The Psychology Behind Metric Manipulation
Vanity metrics possess an almost narcotic appeal for business leaders. They provide immediate gratification, are easily benchmarked against competitors, and create compelling narratives for stakeholders. Website traffic climbs month-over-month. Social media followers accumulate. Gross revenue figures impress at networking events.
Yet these indicators often move independently of business health. A Birmingham-based e-commerce retailer discovered this harsh reality when their £2 million monthly revenue figure concealed a 15% customer churn rate and negative unit economics on 40% of product lines. The impressive topline growth was financing the company's gradual destruction.
British executives gravitate towards vanity metrics because they're psychologically rewarding and politically safe. Reporting increased web traffic generates fewer difficult questions than explaining why customer acquisition costs are rising or why retention rates are declining. This creates a perverse incentive structure where leaders optimise for metrics that enhance their reputation whilst neglecting indicators that determine business survival.
The Hidden Cost of Misdirected Focus
The real damage occurs when vanity metrics drive strategic decisions. A London-based consultancy obsessed with LinkedIn engagement metrics allocated significant resources to content creation whilst their client retention rate dropped from 85% to 67%. The social media strategy succeeded brilliantly by its own measures whilst the core business model deteriorated.
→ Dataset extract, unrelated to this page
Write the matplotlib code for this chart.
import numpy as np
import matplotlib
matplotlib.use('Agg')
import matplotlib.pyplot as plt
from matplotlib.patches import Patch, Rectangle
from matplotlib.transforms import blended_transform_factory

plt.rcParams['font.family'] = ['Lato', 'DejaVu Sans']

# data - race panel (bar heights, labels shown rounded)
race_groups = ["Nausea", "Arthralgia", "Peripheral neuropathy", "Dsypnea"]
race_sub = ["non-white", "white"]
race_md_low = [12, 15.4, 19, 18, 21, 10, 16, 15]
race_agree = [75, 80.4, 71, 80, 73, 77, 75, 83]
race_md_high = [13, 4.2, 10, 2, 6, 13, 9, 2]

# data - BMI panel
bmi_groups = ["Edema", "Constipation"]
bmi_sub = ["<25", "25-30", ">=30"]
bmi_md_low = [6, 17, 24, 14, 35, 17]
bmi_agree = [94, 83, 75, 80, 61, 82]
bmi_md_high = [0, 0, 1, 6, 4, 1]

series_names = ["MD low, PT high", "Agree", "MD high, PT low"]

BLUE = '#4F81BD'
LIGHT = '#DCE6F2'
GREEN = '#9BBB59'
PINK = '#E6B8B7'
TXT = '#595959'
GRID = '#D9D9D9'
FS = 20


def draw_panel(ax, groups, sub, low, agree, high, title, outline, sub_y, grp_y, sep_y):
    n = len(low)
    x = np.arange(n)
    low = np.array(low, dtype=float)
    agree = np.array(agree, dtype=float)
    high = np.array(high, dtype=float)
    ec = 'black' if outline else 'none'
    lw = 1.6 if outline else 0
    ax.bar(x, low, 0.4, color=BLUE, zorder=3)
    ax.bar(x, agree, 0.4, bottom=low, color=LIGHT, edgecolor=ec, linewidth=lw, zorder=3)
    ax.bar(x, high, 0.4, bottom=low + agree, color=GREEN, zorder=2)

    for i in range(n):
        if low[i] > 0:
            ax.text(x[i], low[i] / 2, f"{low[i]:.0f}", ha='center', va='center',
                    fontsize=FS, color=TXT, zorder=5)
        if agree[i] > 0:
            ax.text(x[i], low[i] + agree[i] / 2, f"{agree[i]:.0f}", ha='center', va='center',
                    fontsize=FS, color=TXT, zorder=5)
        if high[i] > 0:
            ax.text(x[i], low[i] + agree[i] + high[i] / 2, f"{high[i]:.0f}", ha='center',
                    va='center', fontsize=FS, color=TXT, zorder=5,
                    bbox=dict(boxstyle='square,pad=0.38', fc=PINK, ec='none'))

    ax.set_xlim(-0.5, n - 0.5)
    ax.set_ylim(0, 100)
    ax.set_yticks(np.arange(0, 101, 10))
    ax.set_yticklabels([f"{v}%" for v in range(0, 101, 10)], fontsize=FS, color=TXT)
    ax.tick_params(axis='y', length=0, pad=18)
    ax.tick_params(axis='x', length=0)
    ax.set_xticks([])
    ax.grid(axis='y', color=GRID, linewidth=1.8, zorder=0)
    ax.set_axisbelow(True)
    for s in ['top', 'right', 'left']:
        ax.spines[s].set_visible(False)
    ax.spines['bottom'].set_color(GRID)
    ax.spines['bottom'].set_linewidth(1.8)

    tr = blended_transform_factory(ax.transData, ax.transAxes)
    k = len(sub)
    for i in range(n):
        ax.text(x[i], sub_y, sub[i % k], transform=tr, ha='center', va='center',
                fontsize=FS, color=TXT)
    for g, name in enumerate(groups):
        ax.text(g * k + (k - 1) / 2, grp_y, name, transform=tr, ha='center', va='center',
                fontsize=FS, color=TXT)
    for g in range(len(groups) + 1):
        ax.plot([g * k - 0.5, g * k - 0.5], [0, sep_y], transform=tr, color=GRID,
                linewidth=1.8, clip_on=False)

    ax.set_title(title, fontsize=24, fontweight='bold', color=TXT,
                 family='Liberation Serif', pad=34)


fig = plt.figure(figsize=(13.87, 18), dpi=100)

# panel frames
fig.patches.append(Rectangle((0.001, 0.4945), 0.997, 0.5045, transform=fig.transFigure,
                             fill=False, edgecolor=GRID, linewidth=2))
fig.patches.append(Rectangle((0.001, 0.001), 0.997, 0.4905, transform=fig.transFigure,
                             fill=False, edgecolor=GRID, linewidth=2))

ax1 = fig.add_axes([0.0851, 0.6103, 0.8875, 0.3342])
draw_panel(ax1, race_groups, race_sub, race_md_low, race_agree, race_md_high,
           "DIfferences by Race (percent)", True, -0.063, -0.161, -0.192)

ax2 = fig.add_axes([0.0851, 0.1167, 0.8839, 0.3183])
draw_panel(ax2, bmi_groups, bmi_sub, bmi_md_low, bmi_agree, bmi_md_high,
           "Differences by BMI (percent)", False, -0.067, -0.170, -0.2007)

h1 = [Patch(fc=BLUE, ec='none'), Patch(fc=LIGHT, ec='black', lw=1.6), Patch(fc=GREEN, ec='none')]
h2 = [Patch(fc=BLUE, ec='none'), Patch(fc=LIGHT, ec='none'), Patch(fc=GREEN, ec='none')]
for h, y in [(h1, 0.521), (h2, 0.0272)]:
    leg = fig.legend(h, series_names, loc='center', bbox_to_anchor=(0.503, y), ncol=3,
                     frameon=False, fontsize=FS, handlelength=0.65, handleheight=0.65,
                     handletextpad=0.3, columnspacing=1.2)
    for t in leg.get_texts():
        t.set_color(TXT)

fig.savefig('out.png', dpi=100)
This misdirection compounds over time. Teams optimise their activities around the metrics that leadership celebrates, creating organisational alignment around fundamentally wrong objectives. Marketing departments chase impression volumes whilst ignoring conversion quality. Sales teams focus on pipeline value whilst neglecting deal velocity and close rates. Product teams celebrate feature adoption whilst customer satisfaction scores decline.
The British business environment, with its emphasis on quarterly reporting and investor relations, particularly rewards this behaviour. Companies that report impressive vanity metrics often receive more favourable press coverage and stakeholder attention than those focusing on fundamental business health indicators.
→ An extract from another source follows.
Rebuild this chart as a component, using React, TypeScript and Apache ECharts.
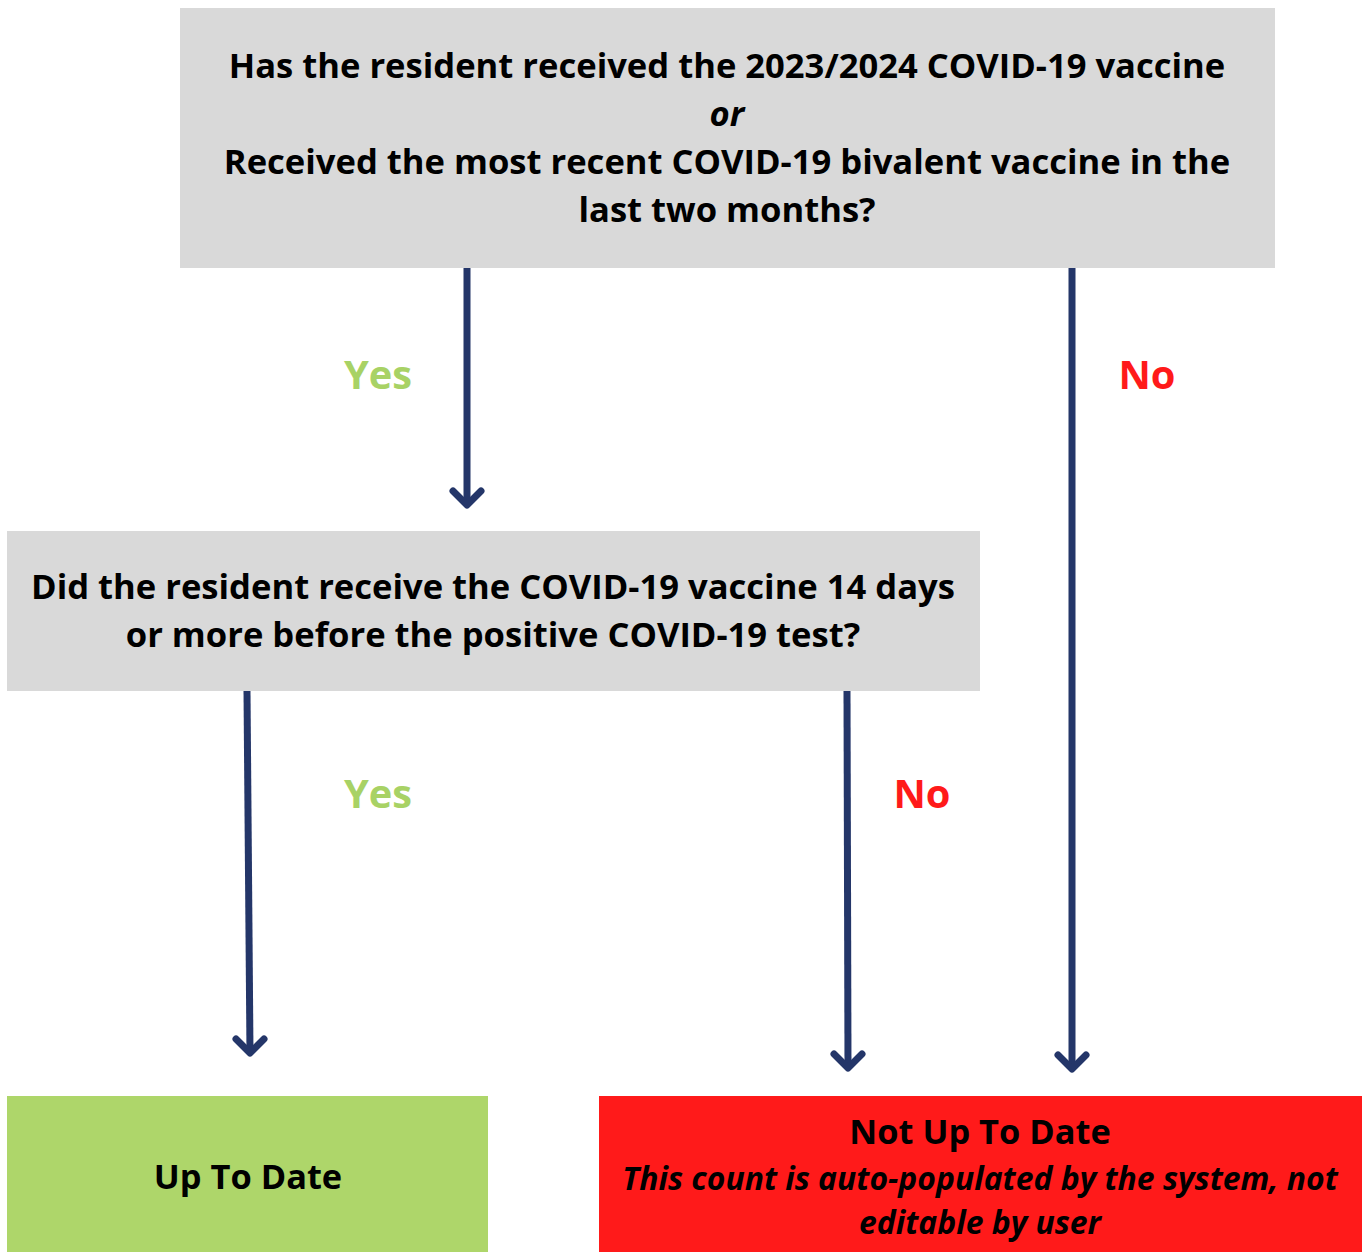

The Framework for Strategic Measurement
Effective measurement requires ruthless prioritisation around metrics that directly predict business outcomes. British companies need to distinguish between three categories of indicators: leading indicators that predict future performance, lagging indicators that confirm past results, and vanity metrics that provide psychological satisfaction but limited strategic value.
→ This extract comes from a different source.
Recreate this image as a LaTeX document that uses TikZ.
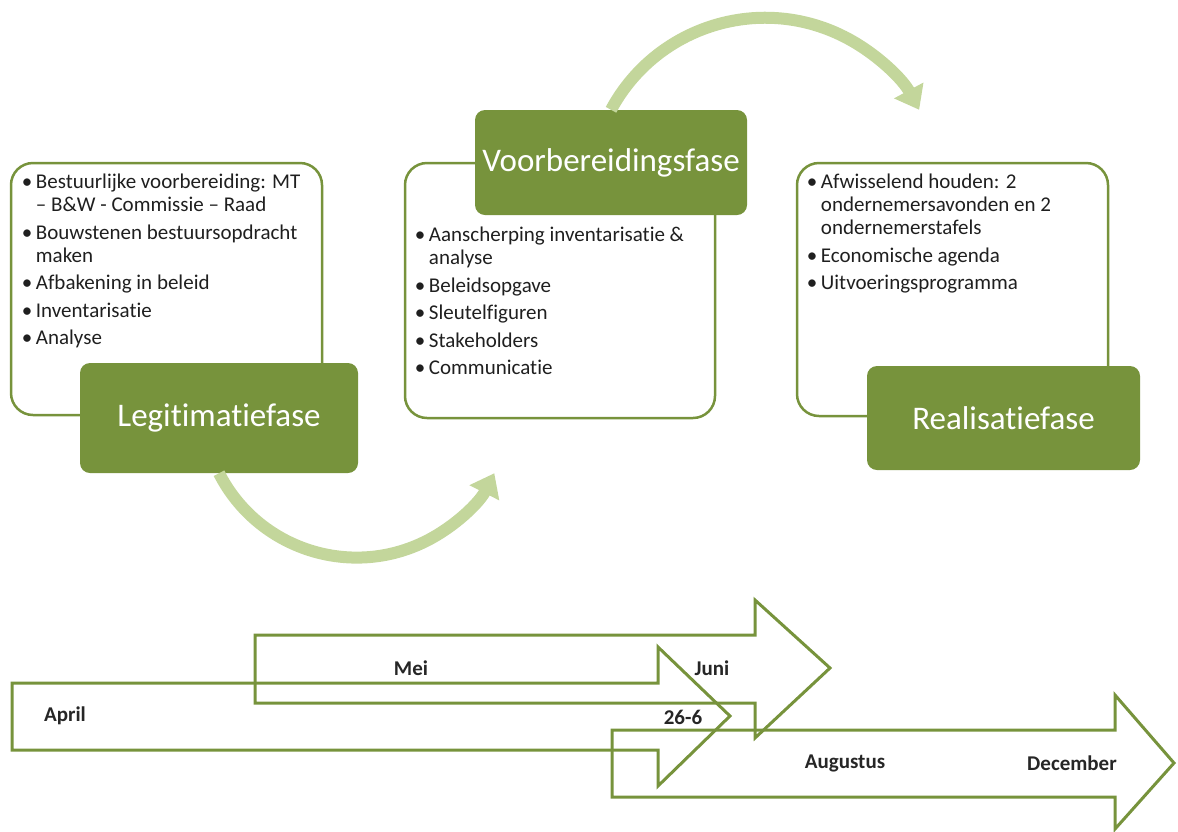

Leading indicators for most businesses include customer acquisition cost trends, net promoter score trajectories, and early retention cohort behaviour. These metrics provide actionable insights that enable course corrections before problems become critical. A Nottingham-based software company transformed their trajectory by shifting focus from user registrations to 30-day engagement rates, discovering that their onboarding process was fundamentally broken despite impressive signup volumes.
Lagging indicators such as revenue, profit margins, and market share confirm whether strategic decisions are working but arrive too late to influence course corrections. They're essential for performance validation but insufficient for strategic navigation.
Implementation Without Paralysis
The transition from vanity metrics to strategic indicators requires careful change management. British executives often resist this shift because it initially makes performance appear less impressive. A gradual approach works more effectively than wholesale measurement system replacement.
Start by identifying the three metrics that most directly predict your business model's success. For subscription businesses, this typically includes customer acquisition cost, monthly churn rate, and net revenue retention. For transactional businesses, focus on customer lifetime value, repeat purchase rates, and average order value trends.
Implement parallel measurement systems initially, tracking both existing vanity metrics and new strategic indicators. This allows teams to observe the relationship between different measurement approaches whilst maintaining psychological comfort with familiar numbers. Over six months, gradually shift reporting emphasis towards strategic metrics whilst phasing out vanity indicators.
The Competitive Advantage of Clarity
British companies that successfully transition to strategic measurement often discover significant competitive advantages. They make faster strategic pivots because their indicators provide earlier warning signals. They allocate resources more effectively because their metrics directly correlate with business outcomes. They build stronger investor relationships because their reporting focuses on fundamental business health rather than superficial performance theatre.
The measurement revolution requires courage from British business leaders. It demands accepting that impressive-looking vanity metrics might reveal underlying strategic problems. But for executives serious about building sustainable competitive advantages, this transition from dashboard deception to strategic clarity represents one of the most powerful transformations available in today's data-rich business environment.